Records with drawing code
+ + + +
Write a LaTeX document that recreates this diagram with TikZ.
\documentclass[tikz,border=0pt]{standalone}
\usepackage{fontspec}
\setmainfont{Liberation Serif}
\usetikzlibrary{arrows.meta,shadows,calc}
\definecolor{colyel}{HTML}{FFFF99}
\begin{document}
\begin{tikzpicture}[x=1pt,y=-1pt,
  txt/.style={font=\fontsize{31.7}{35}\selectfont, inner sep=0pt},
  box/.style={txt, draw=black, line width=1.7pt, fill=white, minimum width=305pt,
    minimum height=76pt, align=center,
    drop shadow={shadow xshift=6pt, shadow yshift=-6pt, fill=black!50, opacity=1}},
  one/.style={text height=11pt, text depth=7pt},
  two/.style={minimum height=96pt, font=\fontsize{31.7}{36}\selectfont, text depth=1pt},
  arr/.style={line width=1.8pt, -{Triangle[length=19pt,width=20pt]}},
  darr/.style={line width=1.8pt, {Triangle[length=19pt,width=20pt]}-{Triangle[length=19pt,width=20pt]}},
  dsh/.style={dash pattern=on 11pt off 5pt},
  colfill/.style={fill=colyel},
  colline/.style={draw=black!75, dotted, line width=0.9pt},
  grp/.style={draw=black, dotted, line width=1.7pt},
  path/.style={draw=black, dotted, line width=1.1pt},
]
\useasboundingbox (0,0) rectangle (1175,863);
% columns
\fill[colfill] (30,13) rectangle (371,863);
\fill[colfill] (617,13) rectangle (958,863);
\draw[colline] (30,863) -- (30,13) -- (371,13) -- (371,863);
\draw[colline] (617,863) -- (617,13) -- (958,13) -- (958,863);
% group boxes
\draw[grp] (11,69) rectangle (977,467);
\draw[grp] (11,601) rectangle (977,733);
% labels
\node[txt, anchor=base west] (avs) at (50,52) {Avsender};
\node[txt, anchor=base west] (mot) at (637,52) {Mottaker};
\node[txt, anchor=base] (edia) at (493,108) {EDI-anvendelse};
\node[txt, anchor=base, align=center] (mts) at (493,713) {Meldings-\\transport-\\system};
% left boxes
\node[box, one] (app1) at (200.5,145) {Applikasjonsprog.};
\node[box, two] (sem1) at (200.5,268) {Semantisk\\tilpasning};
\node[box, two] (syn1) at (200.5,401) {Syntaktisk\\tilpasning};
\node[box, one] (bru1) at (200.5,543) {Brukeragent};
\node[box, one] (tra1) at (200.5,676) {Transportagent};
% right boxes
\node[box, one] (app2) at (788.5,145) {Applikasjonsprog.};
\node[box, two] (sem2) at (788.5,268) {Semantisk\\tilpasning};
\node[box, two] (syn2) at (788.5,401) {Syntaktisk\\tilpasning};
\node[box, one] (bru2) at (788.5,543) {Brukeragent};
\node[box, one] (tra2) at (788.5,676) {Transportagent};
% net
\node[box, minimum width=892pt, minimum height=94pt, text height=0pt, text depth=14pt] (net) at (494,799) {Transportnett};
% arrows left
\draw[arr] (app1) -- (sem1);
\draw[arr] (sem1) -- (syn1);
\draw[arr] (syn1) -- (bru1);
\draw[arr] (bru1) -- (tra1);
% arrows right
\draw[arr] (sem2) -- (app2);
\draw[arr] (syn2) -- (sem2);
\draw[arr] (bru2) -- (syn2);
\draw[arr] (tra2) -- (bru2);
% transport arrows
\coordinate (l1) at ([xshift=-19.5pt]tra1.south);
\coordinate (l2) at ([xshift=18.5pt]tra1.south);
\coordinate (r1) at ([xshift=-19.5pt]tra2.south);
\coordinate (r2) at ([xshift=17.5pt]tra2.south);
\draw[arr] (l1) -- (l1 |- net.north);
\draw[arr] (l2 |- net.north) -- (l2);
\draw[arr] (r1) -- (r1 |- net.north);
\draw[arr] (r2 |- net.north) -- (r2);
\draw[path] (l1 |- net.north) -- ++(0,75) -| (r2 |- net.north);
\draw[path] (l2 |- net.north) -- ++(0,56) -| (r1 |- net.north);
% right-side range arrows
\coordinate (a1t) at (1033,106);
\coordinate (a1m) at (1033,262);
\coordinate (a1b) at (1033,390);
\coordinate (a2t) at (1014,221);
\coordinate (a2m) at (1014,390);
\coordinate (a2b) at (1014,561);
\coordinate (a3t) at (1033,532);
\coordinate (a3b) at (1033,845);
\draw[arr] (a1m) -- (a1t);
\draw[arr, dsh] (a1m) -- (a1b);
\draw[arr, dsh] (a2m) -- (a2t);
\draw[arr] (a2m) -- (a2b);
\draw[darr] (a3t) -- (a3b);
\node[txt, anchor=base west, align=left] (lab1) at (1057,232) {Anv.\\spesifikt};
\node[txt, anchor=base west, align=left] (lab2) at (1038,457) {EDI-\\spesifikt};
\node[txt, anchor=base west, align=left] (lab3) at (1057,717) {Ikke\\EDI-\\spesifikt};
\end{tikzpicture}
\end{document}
+ + + +
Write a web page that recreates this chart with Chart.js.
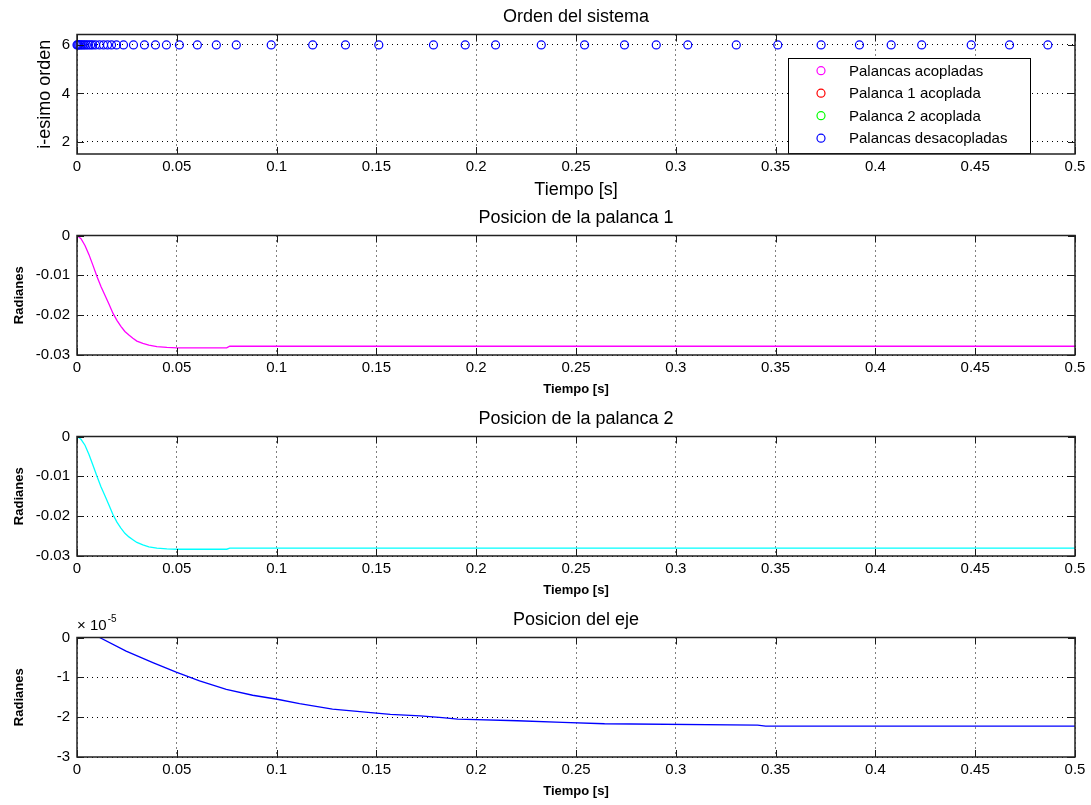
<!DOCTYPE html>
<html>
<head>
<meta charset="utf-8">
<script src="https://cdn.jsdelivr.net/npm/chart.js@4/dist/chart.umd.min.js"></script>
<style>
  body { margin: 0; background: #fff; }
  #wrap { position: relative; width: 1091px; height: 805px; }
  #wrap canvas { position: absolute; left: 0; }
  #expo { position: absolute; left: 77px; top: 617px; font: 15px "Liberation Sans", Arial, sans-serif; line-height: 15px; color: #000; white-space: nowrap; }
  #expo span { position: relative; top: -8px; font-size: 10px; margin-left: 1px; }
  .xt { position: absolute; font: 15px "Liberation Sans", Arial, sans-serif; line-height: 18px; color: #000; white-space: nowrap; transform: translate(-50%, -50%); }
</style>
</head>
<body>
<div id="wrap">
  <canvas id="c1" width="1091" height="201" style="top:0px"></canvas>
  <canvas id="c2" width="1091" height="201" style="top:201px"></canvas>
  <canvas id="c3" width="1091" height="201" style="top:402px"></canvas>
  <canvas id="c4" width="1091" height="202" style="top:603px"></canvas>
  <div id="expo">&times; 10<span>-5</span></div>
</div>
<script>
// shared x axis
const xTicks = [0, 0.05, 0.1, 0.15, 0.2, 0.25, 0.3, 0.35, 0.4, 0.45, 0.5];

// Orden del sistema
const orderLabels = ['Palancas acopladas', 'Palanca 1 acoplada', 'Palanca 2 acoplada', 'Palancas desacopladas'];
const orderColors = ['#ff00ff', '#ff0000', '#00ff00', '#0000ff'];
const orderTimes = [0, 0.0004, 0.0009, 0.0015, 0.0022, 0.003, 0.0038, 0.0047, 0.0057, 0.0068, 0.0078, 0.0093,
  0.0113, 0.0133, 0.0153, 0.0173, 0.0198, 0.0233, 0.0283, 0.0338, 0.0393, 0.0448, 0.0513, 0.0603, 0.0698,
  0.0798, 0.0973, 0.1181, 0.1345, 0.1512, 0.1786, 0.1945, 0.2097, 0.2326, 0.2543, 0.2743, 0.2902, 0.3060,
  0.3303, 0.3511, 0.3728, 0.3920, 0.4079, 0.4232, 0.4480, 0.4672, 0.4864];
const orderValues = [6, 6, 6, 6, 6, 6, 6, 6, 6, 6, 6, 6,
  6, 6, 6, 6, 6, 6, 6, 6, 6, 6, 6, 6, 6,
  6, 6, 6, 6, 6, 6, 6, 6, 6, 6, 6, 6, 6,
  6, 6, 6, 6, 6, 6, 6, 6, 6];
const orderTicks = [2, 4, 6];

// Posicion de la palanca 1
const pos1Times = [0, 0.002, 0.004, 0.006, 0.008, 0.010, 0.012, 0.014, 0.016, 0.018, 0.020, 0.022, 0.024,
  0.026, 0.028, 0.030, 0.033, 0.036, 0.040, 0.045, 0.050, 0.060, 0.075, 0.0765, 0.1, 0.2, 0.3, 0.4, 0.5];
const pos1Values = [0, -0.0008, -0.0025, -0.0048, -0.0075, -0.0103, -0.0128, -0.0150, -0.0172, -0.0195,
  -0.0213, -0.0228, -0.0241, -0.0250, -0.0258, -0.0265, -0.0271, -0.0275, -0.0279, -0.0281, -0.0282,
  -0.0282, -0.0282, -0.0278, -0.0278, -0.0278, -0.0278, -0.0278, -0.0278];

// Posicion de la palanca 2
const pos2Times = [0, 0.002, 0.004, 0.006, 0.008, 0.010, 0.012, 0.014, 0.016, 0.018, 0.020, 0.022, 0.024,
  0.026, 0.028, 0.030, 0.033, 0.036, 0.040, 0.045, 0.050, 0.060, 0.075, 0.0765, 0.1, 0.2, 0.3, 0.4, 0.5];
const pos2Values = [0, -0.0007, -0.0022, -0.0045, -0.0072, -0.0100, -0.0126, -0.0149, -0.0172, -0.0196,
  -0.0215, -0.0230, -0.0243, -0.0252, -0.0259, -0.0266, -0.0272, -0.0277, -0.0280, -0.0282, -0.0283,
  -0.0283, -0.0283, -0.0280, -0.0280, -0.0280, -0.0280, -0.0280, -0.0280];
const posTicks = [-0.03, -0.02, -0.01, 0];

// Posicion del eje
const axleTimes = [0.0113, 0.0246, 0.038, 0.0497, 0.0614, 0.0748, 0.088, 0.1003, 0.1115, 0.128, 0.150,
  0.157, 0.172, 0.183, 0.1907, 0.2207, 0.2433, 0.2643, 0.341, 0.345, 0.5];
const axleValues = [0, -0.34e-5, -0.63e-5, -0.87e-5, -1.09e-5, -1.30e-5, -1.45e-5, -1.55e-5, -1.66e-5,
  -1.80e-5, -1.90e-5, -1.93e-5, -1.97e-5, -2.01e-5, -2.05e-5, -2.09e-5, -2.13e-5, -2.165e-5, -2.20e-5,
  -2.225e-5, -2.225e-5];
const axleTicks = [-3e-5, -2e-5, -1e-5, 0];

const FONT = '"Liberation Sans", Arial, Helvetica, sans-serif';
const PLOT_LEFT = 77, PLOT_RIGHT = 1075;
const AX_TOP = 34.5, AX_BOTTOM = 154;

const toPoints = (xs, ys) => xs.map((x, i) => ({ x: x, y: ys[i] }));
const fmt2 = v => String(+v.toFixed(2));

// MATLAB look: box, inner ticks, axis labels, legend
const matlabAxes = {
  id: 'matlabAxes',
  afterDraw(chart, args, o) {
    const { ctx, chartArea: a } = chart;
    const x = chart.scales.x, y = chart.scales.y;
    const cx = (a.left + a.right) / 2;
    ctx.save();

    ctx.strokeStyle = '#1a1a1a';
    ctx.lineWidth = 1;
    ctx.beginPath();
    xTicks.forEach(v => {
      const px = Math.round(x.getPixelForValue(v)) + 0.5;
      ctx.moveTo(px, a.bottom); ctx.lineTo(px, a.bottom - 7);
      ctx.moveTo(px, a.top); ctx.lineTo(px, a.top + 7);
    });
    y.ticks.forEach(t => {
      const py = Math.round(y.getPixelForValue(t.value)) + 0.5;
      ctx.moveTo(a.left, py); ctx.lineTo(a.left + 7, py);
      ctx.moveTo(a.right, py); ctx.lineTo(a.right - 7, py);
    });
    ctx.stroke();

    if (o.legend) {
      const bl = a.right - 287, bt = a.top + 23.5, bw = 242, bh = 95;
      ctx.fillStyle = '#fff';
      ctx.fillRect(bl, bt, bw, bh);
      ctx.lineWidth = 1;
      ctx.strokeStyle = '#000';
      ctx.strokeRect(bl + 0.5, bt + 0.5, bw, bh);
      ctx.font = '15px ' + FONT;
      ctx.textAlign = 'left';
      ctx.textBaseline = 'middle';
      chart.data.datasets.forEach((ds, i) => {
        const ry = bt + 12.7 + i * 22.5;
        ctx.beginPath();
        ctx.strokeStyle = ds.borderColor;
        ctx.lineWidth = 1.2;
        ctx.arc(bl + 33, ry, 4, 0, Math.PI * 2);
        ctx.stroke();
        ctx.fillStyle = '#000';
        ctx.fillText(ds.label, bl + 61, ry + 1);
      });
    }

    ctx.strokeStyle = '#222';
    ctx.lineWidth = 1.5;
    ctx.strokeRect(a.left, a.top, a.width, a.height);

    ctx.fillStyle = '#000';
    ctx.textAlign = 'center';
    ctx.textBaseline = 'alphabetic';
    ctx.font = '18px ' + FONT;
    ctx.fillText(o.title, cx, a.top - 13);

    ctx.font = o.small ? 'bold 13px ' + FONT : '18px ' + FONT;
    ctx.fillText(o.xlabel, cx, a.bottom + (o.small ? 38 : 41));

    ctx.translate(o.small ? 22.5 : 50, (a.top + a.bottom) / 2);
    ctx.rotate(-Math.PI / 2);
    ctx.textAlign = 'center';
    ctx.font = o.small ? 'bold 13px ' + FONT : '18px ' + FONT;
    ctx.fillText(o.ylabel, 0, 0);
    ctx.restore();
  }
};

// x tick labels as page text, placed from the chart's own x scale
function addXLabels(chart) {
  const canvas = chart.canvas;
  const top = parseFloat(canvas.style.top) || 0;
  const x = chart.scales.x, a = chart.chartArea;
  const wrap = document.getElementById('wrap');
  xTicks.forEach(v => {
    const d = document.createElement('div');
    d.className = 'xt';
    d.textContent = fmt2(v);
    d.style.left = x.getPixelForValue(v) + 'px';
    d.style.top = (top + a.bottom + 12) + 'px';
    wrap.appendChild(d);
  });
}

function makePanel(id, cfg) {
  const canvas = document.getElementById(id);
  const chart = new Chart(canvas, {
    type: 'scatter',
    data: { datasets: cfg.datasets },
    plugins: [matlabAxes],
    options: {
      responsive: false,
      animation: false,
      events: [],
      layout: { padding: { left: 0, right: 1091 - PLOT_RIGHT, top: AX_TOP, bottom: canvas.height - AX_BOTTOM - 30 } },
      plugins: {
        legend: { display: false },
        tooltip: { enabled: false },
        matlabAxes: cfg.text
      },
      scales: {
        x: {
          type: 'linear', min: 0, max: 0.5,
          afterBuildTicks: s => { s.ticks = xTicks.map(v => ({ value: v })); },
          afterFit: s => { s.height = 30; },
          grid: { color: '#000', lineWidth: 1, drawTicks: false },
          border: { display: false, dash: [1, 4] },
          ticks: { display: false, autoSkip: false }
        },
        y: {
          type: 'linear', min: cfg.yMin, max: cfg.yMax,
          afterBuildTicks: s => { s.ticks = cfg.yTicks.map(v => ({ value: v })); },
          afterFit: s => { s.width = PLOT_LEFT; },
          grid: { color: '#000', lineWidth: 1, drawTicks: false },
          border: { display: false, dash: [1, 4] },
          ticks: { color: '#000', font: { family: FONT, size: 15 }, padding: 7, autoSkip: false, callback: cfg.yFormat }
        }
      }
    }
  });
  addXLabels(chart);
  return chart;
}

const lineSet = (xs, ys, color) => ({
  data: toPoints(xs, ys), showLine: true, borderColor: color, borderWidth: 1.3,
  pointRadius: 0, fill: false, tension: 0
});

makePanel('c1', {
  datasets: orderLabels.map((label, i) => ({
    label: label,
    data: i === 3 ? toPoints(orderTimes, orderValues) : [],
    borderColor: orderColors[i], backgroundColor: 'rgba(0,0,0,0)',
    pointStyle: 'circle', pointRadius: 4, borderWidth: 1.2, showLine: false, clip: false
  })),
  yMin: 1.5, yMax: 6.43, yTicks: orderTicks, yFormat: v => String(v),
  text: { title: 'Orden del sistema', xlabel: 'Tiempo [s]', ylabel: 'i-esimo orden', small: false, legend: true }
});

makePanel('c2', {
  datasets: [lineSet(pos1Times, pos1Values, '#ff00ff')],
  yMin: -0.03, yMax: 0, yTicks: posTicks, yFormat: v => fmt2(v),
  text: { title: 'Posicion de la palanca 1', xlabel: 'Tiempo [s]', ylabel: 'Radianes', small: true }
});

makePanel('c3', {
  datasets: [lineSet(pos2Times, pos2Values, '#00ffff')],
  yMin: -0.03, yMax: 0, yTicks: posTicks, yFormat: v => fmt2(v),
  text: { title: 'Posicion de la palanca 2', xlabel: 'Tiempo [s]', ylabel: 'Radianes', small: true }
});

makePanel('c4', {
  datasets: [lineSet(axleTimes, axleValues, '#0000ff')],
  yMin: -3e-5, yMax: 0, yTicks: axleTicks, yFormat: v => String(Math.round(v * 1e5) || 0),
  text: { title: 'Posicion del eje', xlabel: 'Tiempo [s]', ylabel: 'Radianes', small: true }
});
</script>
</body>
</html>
+ + + +
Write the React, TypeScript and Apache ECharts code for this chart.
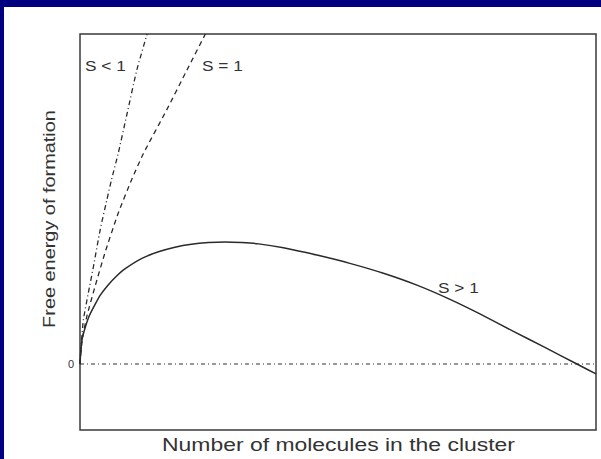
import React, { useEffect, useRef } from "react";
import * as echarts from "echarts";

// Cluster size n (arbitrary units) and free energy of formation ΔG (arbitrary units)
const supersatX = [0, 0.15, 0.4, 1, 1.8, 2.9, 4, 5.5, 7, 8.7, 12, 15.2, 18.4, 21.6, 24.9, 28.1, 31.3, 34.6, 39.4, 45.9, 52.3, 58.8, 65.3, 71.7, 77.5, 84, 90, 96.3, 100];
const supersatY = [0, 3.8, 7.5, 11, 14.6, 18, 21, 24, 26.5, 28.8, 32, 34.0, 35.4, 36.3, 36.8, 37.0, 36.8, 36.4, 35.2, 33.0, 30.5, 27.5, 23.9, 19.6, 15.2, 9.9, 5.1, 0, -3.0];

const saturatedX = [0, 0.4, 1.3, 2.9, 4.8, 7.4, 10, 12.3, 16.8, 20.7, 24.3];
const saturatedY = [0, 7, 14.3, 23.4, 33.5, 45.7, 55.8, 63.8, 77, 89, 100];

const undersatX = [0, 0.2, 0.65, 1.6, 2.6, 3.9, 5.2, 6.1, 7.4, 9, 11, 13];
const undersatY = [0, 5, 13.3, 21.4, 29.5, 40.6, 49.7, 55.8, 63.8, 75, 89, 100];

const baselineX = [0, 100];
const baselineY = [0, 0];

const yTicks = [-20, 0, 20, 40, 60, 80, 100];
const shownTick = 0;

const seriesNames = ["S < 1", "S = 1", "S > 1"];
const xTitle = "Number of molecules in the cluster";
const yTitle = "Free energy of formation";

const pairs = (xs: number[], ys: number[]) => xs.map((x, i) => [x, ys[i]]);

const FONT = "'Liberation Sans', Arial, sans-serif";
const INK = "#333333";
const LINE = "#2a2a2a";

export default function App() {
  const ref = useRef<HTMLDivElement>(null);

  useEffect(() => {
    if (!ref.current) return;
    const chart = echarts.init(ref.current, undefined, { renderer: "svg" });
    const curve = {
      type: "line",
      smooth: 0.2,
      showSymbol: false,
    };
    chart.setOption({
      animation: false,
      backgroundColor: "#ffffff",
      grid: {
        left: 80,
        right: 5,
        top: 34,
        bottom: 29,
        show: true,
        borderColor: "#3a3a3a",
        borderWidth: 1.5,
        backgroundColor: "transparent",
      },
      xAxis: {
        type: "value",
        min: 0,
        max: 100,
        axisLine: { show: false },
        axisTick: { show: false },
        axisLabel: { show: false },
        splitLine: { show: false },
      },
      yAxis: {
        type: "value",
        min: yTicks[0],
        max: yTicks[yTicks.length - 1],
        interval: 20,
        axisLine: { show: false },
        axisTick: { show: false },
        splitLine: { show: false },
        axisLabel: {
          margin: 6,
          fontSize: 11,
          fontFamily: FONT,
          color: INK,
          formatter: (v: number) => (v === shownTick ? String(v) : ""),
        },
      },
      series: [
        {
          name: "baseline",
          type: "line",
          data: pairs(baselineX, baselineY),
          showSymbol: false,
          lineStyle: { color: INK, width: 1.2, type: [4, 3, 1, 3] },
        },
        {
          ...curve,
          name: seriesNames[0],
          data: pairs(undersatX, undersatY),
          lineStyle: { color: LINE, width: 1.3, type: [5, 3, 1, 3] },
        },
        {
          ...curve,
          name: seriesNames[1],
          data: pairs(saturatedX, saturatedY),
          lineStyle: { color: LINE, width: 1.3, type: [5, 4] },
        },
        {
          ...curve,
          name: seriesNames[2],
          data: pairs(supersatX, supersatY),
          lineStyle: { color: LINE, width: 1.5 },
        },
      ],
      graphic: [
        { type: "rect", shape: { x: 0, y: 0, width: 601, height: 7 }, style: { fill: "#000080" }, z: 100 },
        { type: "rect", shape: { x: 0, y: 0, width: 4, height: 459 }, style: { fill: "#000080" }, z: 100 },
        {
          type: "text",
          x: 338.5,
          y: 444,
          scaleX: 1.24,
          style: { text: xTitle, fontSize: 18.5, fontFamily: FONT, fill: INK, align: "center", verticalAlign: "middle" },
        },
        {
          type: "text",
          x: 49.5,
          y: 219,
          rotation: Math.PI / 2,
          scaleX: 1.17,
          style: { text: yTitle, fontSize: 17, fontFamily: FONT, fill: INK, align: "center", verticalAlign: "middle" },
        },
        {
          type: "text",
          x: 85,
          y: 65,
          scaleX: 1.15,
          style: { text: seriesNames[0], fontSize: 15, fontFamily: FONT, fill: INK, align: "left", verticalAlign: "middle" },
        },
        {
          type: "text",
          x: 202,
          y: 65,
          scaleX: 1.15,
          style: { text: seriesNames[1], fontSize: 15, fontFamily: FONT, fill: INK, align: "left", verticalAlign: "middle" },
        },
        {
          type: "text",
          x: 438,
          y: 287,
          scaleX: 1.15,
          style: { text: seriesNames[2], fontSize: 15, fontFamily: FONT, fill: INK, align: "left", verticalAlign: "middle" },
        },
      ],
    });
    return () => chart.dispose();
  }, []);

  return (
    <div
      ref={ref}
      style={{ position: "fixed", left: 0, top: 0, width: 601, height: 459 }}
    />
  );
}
+ + + +
▸ **INSTRUCTIONS FOR THE TASK**
Look above for the line with "Write the React, TypeScript"; quote it and every line after it, stopping after the line with "const pairs = (xs: number[], ys: number[])", exactly, with nothing added and without pictures.

▸ **FULL OUTPUT**
Write the React, TypeScript and Apache ECharts code for this chart.
import React, { useEffect, useRef } from "react";
import * as echarts from "echarts";

// Cluster size n (arbitrary units) and free energy of formation ΔG (arbitrary units)
const supersatX = [0, 0.15, 0.4, 1, 1.8, 2.9, 4, 5.5, 7, 8.7, 12, 15.2, 18.4, 21.6, 24.9, 28.1, 31.3, 34.6, 39.4, 45.9, 52.3, 58.8, 65.3, 71.7, 77.5, 84, 90, 96.3, 100];
const supersatY = [0, 3.8, 7.5, 11, 14.6, 18, 21, 24, 26.5, 28.8, 32, 34.0, 35.4, 36.3, 36.8, 37.0, 36.8, 36.4, 35.2, 33.0, 30.5, 27.5, 23.9, 19.6, 15.2, 9.9, 5.1, 0, -3.0];

const saturatedX = [0, 0.4, 1.3, 2.9, 4.8, 7.4, 10, 12.3, 16.8, 20.7, 24.3];
const saturatedY = [0, 7, 14.3, 23.4, 33.5, 45.7, 55.8, 63.8, 77, 89, 100];

const undersatX = [0, 0.2, 0.65, 1.6, 2.6, 3.9, 5.2, 6.1, 7.4, 9, 11, 13];
const undersatY = [0, 5, 13.3, 21.4, 29.5, 40.6, 49.7, 55.8, 63.8, 75, 89, 100];

const baselineX = [0, 100];
const baselineY = [0, 0];

const yTicks = [-20, 0, 20, 40, 60, 80, 100];
const shownTick = 0;

const seriesNames = ["S < 1", "S = 1", "S > 1"];
const xTitle = "Number of molecules in the cluster";
const yTitle = "Free energy of formation";

const pairs = (xs: number[], ys: number[]) => xs.map((x, i) => [x, ys[i]]);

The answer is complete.